Abstract

AbstractThe annual carbon (C) budget of grasslands is highly dynamic, dependent on grazing history and on effects of interannual variability (IAV) in climate on carbon dioxide (CO2) fluxes. Variability in climatic drivers may directly affect fluxes, but also may indirectly affect fluxes by altering the response of the biota to the environment, an effect termed ‘functional change’. We measured net ecosystem exchange of CO2 (NEE) and its diurnal components, daytime ecosystem CO2 exchange (PD) and night‐time respiration (RE), on grazed and ungrazed mixed‐grass prairie in North Dakota, USA, for five growing seasons. Our primary objective was to determine how climatic anomalies influence variability in CO2 exchange. We used regression analysis to distinguish direct effects of IAV in climate on fluxes from functional change. Functional change was quantified as the improvement in regression on fitting a model in which slopes of flux–climate relationships vary among years rather than remain invariant.
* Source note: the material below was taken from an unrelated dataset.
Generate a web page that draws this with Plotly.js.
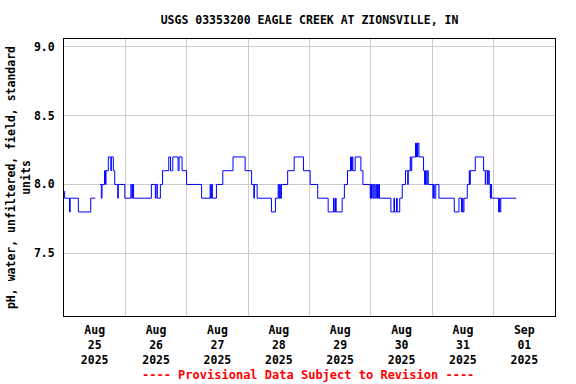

Functional change and direct effects of climatic variation together explained about 20% of variance in weekly means of NEE, PD, and RE. Functional change accounted for more than twice the variance in fluxes of direct effects of climatic variability. Grazing did not consistently influence the contribution of functional change to flux variability, but altered which environmental variable best explained year‐to‐year differences in flux–climate slopes, reduced IAV in seasonal means of fluxes, lessened the strength of flux–climate correlations, and increased NEE by reducing RE relatively more than PD. Most of these trends are consistent with the interpretation that grazing reduced the influence of plants on ecosystem fluxes. Because relationships between weekly values of fluxes and climatic regulators changed annually, year‐to‐year differences in the C balance of these ecosystems cannot be predicted from knowledge of IAV in climate alone.